Task instructions
Find the word "with" in the listing; pull out each line holding it.

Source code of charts
┄┄┄┄┄┄┄┄┄┄
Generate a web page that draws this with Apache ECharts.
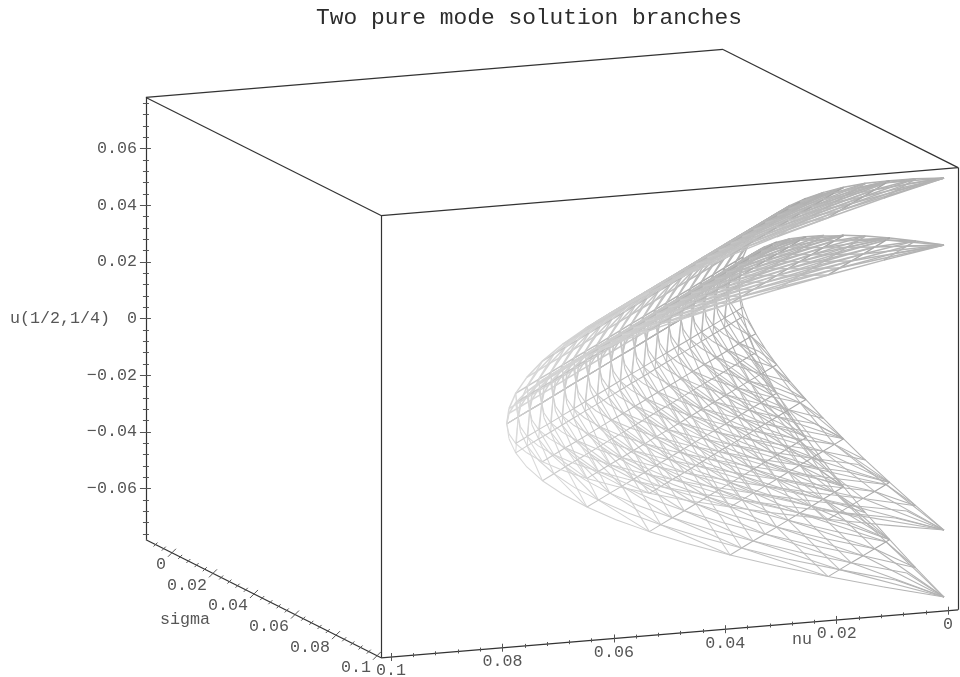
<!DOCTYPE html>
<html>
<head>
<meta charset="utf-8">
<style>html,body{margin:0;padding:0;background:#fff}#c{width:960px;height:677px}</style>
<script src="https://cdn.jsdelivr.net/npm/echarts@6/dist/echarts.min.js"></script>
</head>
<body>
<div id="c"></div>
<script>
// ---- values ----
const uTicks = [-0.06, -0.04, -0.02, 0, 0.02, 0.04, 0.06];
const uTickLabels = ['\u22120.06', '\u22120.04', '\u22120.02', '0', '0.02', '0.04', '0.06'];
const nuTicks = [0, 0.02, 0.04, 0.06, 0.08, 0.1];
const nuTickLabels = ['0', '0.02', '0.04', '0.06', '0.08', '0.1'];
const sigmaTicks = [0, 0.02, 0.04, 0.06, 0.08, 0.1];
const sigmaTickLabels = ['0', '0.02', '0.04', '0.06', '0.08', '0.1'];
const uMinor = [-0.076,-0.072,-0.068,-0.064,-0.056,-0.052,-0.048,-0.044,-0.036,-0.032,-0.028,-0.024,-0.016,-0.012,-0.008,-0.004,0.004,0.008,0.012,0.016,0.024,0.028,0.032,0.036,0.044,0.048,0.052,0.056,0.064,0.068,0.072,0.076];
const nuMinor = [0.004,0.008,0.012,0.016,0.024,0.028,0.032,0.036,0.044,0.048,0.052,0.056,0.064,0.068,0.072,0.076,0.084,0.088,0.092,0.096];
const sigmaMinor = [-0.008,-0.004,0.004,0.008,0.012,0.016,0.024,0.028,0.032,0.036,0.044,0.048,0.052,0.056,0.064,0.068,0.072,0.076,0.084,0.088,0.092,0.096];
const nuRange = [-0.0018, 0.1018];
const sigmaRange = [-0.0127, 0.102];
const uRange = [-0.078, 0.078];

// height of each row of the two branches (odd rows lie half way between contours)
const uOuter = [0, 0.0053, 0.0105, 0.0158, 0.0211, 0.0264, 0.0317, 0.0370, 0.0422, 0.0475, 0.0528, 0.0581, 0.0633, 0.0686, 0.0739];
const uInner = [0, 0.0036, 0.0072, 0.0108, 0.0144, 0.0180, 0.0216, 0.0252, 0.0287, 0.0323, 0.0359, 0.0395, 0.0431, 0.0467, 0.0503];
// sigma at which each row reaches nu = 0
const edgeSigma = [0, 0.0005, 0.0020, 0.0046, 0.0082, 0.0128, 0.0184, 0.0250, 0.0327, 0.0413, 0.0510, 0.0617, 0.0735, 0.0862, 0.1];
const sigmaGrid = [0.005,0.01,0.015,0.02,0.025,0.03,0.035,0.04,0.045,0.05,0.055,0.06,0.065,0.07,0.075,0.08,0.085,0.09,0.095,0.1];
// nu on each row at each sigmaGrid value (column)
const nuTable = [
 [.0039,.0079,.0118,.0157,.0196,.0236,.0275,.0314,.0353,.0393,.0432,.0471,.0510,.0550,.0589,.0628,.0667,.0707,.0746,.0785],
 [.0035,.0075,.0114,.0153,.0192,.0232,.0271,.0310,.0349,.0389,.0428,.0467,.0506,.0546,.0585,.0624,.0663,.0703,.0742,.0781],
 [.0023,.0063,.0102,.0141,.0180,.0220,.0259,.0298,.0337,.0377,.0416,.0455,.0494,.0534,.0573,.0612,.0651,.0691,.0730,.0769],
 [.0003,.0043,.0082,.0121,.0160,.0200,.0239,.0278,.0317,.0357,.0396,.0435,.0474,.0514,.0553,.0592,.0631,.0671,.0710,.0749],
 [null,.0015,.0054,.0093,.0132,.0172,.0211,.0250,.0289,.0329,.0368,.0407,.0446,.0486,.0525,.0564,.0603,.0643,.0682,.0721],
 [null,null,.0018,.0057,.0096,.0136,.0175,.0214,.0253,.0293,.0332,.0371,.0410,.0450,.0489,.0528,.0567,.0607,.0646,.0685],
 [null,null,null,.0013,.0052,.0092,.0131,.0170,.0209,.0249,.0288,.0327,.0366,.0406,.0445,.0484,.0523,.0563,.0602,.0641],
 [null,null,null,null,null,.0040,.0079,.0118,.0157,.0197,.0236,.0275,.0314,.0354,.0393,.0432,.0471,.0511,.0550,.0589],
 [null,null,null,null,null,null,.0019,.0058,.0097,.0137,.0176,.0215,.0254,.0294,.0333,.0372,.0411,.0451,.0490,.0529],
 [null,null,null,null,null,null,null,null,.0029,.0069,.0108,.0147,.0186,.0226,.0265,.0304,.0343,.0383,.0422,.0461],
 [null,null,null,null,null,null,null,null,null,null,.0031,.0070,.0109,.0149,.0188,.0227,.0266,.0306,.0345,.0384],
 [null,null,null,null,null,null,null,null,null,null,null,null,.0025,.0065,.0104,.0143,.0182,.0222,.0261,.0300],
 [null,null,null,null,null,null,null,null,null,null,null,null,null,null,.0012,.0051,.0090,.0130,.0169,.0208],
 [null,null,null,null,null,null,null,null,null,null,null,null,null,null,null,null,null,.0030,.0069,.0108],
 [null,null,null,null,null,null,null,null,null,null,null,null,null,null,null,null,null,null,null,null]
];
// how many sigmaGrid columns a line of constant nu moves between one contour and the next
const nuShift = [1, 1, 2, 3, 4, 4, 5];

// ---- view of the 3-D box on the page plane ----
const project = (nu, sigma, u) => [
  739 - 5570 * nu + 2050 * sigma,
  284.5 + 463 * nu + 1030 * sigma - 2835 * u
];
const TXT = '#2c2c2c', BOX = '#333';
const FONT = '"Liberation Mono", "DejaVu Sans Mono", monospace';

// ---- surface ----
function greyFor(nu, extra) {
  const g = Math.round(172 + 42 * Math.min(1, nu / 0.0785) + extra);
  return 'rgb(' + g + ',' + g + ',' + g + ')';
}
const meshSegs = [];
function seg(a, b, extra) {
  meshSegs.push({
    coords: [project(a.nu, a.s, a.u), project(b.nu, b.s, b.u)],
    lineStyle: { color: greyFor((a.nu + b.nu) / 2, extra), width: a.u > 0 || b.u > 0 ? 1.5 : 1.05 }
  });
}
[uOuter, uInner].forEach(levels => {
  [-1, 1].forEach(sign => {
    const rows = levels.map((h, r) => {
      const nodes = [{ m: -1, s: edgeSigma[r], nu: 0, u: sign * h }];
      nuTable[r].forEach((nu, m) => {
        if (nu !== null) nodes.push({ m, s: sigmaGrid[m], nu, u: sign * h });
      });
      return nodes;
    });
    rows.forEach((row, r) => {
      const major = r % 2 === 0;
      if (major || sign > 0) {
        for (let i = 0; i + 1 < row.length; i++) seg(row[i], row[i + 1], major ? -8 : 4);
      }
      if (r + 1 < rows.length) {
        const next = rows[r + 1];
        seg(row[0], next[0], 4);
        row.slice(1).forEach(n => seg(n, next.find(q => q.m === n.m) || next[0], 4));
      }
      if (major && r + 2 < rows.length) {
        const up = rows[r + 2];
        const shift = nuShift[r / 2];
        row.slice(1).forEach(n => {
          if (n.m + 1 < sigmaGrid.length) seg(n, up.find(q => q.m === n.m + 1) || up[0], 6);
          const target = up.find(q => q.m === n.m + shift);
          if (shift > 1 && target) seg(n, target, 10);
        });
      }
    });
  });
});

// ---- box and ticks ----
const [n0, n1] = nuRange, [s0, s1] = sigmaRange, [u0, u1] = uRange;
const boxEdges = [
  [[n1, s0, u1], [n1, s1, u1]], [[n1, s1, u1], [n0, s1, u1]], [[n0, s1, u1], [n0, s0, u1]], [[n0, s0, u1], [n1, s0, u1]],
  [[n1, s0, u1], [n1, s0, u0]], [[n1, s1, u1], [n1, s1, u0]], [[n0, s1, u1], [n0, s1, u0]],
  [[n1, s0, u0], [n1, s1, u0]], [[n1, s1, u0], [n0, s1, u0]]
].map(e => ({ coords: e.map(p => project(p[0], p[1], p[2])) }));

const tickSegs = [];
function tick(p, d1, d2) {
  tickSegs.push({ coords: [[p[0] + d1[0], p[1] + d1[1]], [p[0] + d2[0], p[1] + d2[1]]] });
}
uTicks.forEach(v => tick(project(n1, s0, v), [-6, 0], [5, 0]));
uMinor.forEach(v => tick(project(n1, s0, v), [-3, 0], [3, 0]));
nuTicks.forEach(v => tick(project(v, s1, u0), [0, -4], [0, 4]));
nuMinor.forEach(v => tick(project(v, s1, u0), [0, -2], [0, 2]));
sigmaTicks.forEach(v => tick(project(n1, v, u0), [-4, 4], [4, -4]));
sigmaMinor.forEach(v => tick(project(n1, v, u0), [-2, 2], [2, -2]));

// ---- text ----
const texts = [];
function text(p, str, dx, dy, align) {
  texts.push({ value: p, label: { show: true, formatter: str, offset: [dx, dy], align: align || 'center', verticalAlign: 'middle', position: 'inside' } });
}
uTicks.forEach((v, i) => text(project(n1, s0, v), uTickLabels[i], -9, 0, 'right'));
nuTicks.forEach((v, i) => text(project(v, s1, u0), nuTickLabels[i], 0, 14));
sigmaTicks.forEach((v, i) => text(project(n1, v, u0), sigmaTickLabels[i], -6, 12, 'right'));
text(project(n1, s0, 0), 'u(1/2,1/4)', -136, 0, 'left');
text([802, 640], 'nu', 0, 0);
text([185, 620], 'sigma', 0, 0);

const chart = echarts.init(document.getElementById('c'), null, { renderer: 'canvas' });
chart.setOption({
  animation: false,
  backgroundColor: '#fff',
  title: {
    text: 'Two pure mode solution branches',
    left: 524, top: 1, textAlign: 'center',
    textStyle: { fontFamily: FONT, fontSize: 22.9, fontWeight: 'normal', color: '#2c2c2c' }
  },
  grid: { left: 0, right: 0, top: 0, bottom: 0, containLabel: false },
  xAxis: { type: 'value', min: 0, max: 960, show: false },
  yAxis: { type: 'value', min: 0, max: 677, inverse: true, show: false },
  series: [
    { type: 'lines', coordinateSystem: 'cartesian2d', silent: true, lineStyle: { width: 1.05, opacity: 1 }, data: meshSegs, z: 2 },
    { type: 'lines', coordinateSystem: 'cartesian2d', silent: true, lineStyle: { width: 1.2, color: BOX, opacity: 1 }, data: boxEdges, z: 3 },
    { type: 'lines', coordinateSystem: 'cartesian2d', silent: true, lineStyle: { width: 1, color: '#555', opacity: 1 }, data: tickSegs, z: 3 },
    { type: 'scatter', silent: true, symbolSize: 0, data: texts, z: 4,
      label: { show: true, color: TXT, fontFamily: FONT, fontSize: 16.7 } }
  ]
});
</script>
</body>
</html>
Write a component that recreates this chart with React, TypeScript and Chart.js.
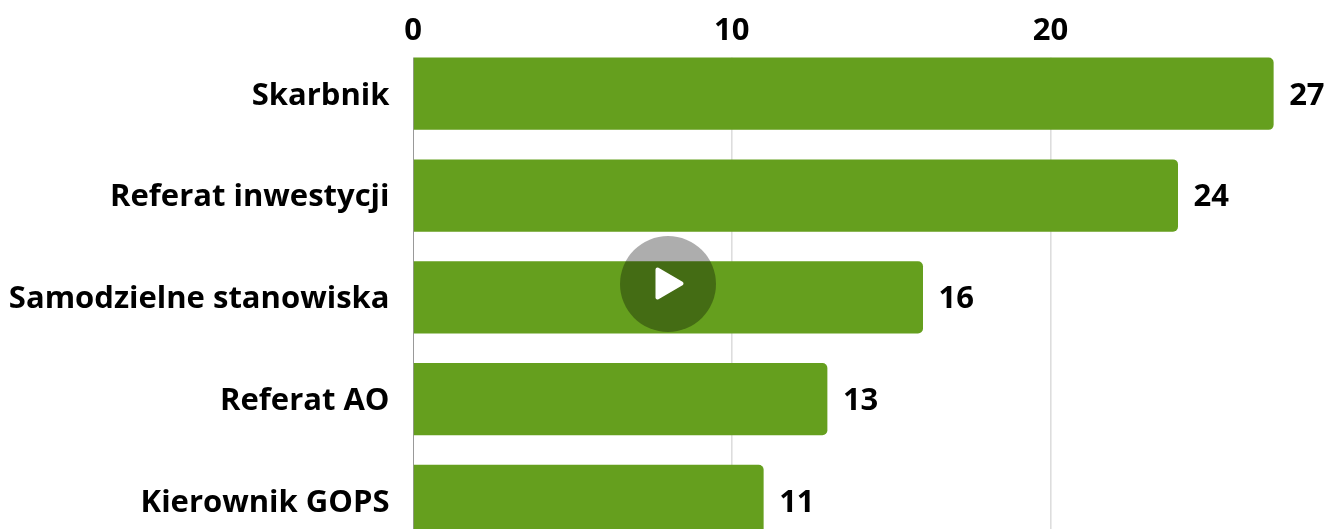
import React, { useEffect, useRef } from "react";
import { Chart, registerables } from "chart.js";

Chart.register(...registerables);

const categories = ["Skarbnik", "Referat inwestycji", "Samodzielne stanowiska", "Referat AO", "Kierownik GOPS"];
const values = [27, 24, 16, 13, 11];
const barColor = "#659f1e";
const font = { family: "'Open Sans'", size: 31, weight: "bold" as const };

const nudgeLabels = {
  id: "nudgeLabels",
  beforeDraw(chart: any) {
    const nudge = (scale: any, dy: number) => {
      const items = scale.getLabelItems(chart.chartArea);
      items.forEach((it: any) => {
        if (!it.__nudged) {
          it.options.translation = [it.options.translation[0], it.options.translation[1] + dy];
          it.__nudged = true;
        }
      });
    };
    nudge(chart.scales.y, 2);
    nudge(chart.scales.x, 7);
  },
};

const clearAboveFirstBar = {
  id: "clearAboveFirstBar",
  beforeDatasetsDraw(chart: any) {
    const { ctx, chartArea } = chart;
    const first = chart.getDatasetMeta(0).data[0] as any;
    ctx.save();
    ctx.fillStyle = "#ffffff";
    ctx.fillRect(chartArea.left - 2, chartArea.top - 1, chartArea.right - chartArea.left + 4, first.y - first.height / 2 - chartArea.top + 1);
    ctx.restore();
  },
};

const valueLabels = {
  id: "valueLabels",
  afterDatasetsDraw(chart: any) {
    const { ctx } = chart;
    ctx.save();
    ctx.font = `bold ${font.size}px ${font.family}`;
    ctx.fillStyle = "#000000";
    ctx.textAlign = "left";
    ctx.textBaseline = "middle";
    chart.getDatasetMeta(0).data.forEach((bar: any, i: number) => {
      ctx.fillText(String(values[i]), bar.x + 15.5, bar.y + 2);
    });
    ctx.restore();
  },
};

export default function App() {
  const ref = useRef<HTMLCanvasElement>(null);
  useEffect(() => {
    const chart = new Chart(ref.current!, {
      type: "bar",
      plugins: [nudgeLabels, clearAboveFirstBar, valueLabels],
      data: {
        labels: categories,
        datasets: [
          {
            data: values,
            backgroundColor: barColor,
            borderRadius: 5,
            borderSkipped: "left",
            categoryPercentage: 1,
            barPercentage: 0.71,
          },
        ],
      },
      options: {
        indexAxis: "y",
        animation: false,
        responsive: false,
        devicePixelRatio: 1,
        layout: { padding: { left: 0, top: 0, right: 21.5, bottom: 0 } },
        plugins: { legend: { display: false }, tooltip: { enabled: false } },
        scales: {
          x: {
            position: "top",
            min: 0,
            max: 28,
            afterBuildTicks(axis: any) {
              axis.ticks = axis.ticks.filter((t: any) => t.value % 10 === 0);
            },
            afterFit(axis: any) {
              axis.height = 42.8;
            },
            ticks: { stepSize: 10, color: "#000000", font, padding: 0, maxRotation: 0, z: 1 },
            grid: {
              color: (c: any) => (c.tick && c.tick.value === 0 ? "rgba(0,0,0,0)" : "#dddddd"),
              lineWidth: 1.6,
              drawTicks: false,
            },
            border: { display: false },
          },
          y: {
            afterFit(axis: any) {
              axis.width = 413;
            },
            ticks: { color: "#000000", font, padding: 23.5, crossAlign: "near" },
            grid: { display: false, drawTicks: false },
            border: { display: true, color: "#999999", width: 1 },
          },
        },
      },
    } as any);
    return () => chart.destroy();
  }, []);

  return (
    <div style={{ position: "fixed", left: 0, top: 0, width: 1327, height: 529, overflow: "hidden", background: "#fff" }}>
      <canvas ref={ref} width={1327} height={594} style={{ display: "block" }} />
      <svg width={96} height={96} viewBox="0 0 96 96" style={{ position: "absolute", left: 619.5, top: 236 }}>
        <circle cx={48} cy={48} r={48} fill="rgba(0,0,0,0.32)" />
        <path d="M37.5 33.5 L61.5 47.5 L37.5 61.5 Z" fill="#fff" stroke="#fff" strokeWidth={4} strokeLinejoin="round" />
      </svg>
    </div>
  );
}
┄┄┄┄┄┄┄┄┄┄
Complete output
Generate a web page that draws this with Apache ECharts.
Write a component that recreates this chart with React, TypeScript and Chart.js.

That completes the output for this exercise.